The aim of the Yi Jin Jing/Xi Sui Jin is not only to change the body and strengthen the bones, organs, internal membranes, sinews, and muscles, but also to produce an internal Qi Dynamic that prepares the body for spiritual transformation. The body is transformed for the purpose of transforming the spirit. This is in line with Daoist thinking in which the body is a vessel for transformation and therefore it should be made robust and strong in order to provide a solid platform for transforming the spirit. I also feel it is important to keep in mind that on paper this kind of training sounds very linear – first do A, then B and then C. Life, however is so often not like this – transformation tends to manifest simultaneously on multiple levels and in multiple directions.

Components of Muscle-Tendon Change & Marrow Washing Training

In training, there are three basic training sections or components that form a triad: Yi Jin Jin Training contains both the 12 Exercise Sequence and An Mo Pai Da (massaging/patting). Marrow Washing (Xi Sui Jing) forms the third part of the triad.  To these three training sections a fourth may be added – the Supplemental Exercises for Yi Jin Jing/Xi Sui Jing Training. Each of these three parts are be practiced over time and in stages, and practiced over a period of 2-3 years to fully bear fruit.

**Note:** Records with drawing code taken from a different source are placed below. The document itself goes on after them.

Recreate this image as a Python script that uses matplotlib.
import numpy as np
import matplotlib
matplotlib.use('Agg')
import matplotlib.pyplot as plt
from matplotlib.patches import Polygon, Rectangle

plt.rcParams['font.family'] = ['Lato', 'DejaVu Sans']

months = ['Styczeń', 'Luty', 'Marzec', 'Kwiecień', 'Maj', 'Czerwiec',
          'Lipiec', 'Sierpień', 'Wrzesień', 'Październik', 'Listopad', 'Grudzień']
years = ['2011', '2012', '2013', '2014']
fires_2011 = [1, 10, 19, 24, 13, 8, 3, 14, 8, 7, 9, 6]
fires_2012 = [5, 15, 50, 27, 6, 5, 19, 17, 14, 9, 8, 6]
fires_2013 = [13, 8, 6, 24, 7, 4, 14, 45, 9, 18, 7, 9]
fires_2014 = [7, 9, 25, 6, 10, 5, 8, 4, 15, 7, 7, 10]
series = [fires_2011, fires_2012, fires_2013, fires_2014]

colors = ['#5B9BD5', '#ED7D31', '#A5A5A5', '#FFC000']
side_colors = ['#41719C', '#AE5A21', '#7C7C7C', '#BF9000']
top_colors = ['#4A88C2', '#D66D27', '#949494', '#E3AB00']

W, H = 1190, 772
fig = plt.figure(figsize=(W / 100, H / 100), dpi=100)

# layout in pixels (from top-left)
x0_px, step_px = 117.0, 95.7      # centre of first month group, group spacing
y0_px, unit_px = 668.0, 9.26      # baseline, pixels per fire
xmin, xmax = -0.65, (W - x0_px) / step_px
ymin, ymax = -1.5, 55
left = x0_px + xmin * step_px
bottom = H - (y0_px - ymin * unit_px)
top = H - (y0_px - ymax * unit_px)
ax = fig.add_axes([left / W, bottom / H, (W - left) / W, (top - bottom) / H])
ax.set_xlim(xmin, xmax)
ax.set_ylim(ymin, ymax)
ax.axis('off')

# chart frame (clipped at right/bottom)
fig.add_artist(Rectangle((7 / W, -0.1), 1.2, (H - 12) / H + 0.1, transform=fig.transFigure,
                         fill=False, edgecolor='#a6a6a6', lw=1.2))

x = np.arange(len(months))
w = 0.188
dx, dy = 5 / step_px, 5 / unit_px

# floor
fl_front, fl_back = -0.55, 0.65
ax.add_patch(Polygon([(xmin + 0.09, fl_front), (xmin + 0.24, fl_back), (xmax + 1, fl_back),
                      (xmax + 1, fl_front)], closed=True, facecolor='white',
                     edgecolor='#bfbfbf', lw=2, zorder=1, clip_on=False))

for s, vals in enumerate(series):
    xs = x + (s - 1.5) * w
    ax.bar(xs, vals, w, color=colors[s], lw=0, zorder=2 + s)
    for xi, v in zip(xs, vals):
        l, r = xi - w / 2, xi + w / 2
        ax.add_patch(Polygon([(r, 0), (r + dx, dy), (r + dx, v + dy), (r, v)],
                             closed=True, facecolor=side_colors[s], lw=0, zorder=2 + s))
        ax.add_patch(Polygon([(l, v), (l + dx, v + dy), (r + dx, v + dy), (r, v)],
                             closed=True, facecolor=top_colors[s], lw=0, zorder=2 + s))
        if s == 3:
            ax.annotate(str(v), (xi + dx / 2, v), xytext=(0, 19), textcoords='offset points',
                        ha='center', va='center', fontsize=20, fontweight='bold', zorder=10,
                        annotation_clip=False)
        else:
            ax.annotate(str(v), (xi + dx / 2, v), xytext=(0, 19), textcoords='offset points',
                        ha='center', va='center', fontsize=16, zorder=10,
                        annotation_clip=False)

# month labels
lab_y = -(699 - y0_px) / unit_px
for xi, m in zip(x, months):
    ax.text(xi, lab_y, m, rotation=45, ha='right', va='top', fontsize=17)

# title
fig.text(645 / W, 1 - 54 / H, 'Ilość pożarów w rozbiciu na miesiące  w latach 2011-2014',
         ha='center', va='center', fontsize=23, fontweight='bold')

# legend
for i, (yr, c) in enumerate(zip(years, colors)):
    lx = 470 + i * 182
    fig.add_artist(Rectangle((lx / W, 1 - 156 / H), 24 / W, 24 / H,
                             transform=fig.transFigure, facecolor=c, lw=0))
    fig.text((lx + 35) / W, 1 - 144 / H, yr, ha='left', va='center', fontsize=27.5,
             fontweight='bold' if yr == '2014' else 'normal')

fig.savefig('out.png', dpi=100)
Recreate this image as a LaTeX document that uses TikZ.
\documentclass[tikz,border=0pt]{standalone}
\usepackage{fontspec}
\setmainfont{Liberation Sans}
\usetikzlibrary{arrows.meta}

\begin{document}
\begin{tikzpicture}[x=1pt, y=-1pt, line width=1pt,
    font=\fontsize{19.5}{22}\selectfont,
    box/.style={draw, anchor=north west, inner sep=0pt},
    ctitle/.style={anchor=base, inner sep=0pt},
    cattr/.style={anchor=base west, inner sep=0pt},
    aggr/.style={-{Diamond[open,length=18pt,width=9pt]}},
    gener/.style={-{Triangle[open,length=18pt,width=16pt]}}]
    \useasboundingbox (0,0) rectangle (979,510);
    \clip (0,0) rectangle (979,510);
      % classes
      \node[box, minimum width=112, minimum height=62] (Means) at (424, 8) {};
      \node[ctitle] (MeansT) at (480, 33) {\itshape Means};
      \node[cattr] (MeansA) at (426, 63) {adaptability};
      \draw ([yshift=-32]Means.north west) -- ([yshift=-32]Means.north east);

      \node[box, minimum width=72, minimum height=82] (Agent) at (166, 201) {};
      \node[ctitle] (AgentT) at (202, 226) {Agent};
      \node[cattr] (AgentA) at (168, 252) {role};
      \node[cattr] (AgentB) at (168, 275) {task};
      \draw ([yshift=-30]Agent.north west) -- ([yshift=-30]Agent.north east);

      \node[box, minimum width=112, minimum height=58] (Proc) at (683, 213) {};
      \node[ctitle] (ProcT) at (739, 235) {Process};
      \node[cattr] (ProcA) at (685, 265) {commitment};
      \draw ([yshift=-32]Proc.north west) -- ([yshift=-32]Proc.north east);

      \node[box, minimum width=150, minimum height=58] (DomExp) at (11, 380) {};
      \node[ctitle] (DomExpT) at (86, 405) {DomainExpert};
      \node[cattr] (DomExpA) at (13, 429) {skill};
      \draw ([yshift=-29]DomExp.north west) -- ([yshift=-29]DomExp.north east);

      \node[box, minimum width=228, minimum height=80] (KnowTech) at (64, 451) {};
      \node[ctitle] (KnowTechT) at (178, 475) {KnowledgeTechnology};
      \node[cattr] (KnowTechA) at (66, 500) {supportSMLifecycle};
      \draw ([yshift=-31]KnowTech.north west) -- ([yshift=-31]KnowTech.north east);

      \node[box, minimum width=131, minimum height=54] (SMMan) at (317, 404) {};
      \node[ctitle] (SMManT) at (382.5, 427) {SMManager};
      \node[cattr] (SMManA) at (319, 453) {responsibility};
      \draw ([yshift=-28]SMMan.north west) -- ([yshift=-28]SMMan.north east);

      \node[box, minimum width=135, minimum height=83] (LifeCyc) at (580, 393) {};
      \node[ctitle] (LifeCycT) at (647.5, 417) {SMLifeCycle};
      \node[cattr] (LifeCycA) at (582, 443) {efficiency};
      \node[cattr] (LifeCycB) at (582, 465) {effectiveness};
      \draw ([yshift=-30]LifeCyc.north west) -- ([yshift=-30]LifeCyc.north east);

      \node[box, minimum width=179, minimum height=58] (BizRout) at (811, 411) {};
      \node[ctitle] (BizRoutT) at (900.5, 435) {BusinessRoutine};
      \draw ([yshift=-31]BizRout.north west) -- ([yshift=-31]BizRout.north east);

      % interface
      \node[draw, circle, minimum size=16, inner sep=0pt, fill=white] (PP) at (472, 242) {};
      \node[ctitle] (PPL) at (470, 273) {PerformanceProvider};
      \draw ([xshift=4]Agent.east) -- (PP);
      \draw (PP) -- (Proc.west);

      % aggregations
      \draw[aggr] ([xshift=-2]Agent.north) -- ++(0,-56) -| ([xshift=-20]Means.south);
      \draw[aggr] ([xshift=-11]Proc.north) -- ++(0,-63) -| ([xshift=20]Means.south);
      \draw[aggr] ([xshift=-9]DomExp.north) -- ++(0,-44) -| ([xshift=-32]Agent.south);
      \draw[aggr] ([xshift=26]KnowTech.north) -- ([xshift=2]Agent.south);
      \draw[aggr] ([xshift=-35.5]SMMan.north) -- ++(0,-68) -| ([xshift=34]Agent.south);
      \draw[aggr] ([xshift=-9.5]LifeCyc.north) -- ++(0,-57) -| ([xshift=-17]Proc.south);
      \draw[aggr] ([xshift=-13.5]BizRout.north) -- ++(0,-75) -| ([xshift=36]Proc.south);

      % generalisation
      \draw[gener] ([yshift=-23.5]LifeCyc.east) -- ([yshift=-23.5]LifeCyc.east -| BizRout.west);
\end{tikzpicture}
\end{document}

1. Yi Jin Jing: 12 Exercises

2. Yi Jin Jing: Massaging/Patting – 6 Stages

3. Ba Gua Marrow Washing

Optional: Supplemental Yi Jin Jing Exercises

The Supplemental exercises combine seated Daoist Meditation and Internal Alchemy with upper body and arm postures that open meridians and circulate Qi to the internal organs and through the Macro-cosmic and Micro-cosmic orbits. Regular practice of this routine consolidates and augments the effects of the three interlinked practices mentioned above.